Antarctic Caves Found to be Home to “New World” of Plants and Animals, Heated by Volcano

In Antarctic ice, cave systems exist underneath the Ross Island volcano Mount Erebus. Recently, it was discovered that the ice could be the breeding ground for an “exciting new world,” according to scientists from Australia National University.

They analyzed DNA obtained from the cave system, and found samples they couldn’t fully identify. Apparently being unable to identify such a specimen is an anomaly, and it indicates that unidentified species are living in the unique environment. Moss, algae, and other life was found to thrive there.

The caves in close proximity to volcanic Mount Erebus are among the hottest locations on the continent of Antarctica, along with other geothermally heated areas.
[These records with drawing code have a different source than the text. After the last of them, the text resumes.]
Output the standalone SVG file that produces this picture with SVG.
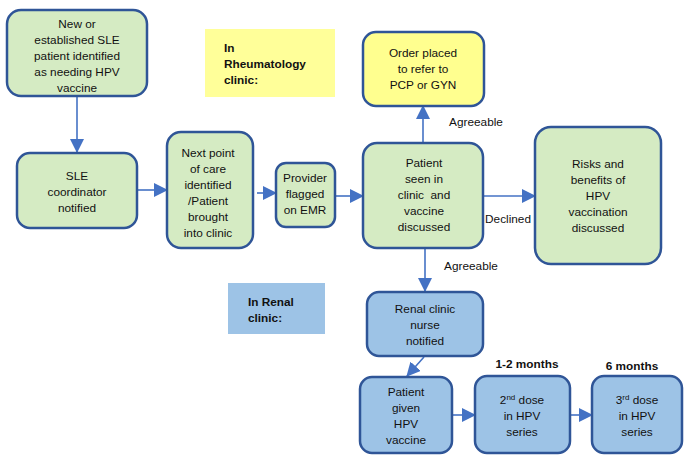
<svg xmlns="http://www.w3.org/2000/svg" width="684" height="461" viewBox="0 0 684 461">
<defs>
<marker id="ah" markerWidth="14" markerHeight="14" refX="13" refY="7" orient="auto" markerUnits="userSpaceOnUse">
<path d="M0,0 L14,7 L0,14 Z" fill="#4472C4"/>
</marker>
<style>
.g{fill:#D5EBC3;stroke:#2F5597;stroke-width:2.5}
.y{fill:#FFFF8F;stroke:#2F5597;stroke-width:2.5}
.b{fill:#9DC3E6;stroke:#2F5597;stroke-width:2.5}
text{font-family:"Liberation Sans",Arial,sans-serif;font-size:11.8px;fill:#111;text-anchor:middle}
.bold{font-weight:bold;text-anchor:start}
.bc{font-weight:bold}
.c line{stroke:#4472C4;stroke-width:1.6;marker-end:url(#ah)}
</style>
</defs>
<rect x="205" y="29" width="130" height="68" fill="#FFFF99"/>
<text class="bold" x="224" y="52">In</text>
<text class="bold" x="224" y="68">Rheumatology</text>
<text class="bold" x="224" y="84">clinic:</text>
<rect x="228" y="283" width="97" height="51" fill="#9DC3E6"/>
<text class="bold" x="248" y="306">In Renal</text>
<text class="bold" x="248" y="322">clinic:</text>
<g class="c">
<line x1="77" y1="96" x2="77" y2="152"/>
<line x1="137" y1="190" x2="167" y2="190"/>
<line x1="257" y1="193" x2="276" y2="193"/>
<line x1="335" y1="196" x2="363" y2="196"/>
<line x1="423" y1="143" x2="423" y2="106"/>
<line x1="483" y1="196" x2="535" y2="196"/>
<line x1="425" y1="248" x2="425" y2="291"/>
<line x1="424" y1="357" x2="407" y2="376"/>
<line x1="452" y1="415" x2="475" y2="415"/>
<line x1="570" y1="415" x2="592" y2="415"/>
</g>
<text x="476" y="126">Agreeable</text>
<text x="508" y="223">Declined</text>
<text x="471" y="270">Agreeable</text>
<text class="bc" x="527" y="368">1-2 months</text>
<text class="bc" x="632" y="370">6 months</text>
<g id="n1"><rect class="g" x="7" y="10" width="140" height="86" rx="14"/>
<text x="77" y="28">New or</text><text x="77" y="44">established SLE</text><text x="77" y="60">patient identified</text><text x="77" y="76">as needing HPV</text><text x="77" y="92">vaccine</text></g>
<g id="n2"><rect class="g" x="17" y="153" width="120" height="75" rx="13"/>
<text x="77" y="180">SLE</text><text x="77" y="196">coordinator</text><text x="77" y="212">notified</text></g>
<g id="n3"><rect class="g" x="167" y="132" width="86" height="116" rx="14"/>
<text x="208" y="157">Next point</text><text x="208" y="173">of care</text><text x="208" y="189">identified</text><text x="208" y="205">/Patient</text><text x="208" y="221">brought</text><text x="208" y="237">into clinic</text></g>
<g id="n4"><rect class="g" x="276" y="163" width="59" height="64" rx="10"/>
<text x="305" y="182">Provider</text><text x="305" y="198">flagged</text><text x="305" y="214">on EMR</text></g>
<g id="n5"><rect class="y" x="363" y="32" width="121" height="74" rx="13"/>
<text x="423" y="57">Order placed</text><text x="423" y="73">to refer to</text><text x="423" y="89">PCP or GYN</text></g>
<g id="n6"><rect class="g" x="363" y="143" width="120" height="105" rx="14"/>
<text x="424" y="167">Patient</text><text x="424" y="183">seen in</text><text x="424" y="199" xml:space="preserve">clinic  and</text><text x="424" y="215">vaccine</text><text x="424" y="231">discussed</text></g>
<g id="n7"><rect class="g" x="535" y="127" width="126" height="137" rx="16"/>
<text x="598" y="168">Risks and</text><text x="598" y="184">benefits of</text><text x="598" y="200">HPV</text><text x="598" y="216">vaccination</text><text x="598" y="232">discussed</text></g>
<g id="n8"><rect class="b" x="367" y="292" width="116" height="64" rx="12"/>
<text x="425" y="313">Renal clinic</text><text x="425" y="329">nurse</text><text x="425" y="345">notified</text></g>
<g id="n9"><rect class="b" x="360" y="377" width="92" height="76" rx="12"/>
<text x="406" y="396">Patient</text><text x="406" y="412">given</text><text x="406" y="428">HPV</text><text x="406" y="444">vaccine</text></g>
<g id="n10"><rect class="b" x="475" y="376" width="95" height="77" rx="12"/>
<text x="522" y="404">2<tspan font-size="8" dy="-4">nd</tspan><tspan dy="4"> dose</tspan></text><text x="522" y="420">in HPV</text><text x="522" y="436">series</text></g>
<g id="n11"><rect class="b" x="592" y="376" width="90" height="77" rx="12"/>
<text x="637" y="404">3<tspan font-size="8" dy="-4">rd</tspan><tspan dy="4"> dose</tspan></text><text x="637" y="420">in HPV</text><text x="637" y="436">series</text></g>
</svg>
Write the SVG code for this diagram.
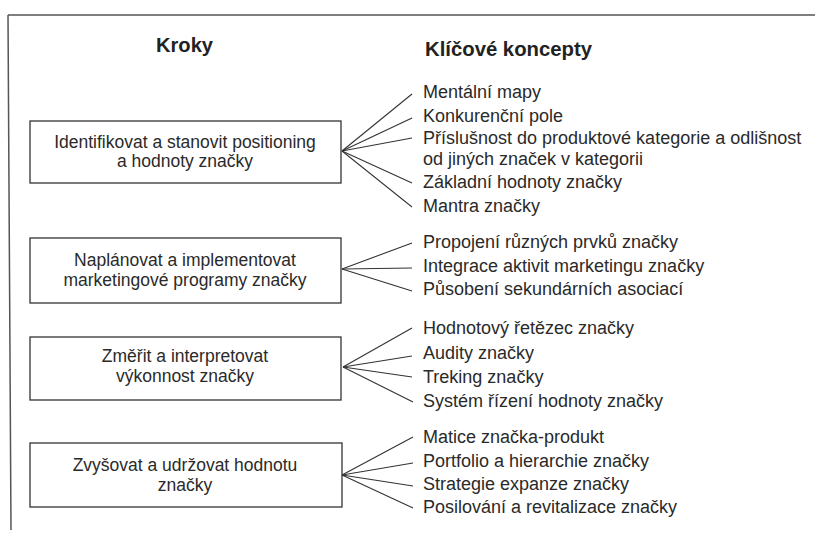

Heat from the volcano has created vents in the ice, causing volcanic steam to hollow out ice and form “extensive and interconnected cave systems,” according to Newsweek.

“It can be really warm inside the caves—up to 25 degrees Celsius [77 degrees Fahrenheit] in some caves,” the lead researcher on the effort Ceidwen Fraser said. “You could wear a T-shirt in there and be pretty comfortable. There’s light near the cave mouths, and light filters deeper into some caves where the overlying ice is thin.”

The study was published in a journal titled Polar Biology. In it, a team obtained soil samples from 3 volcanoes in Victoria Land, Antarctica, and from Mount Erebus’ subglacial caves.

The study found many different types of moss, arthropods, nematodes, and algae at every single site. The findings suggest that geothermal areas (heated by volcanic activity) can support life even when it is like an island, far detached from survivable conditions for miles outside the geothermal region.

Fraser said:

“The results from this study give us a tantalizing glimpse of what might live beneath the ice in Antarctica—there might even be new species of animals and plants.”

The researchers added that volcanoes and their subglacial caves are still actively being discovered in Antarctica. The study said:

“Despite recent advances in our broad understanding of Antarctic biodiversity, we still know little about life in the continent’s subglacial cave systems, which may harbor diverse and complex communities.”

Knowing how life seems to thrive in any place even remotely habitable for it on planet Earth, how likely is it that we are alone in the universe, or even the Solar System?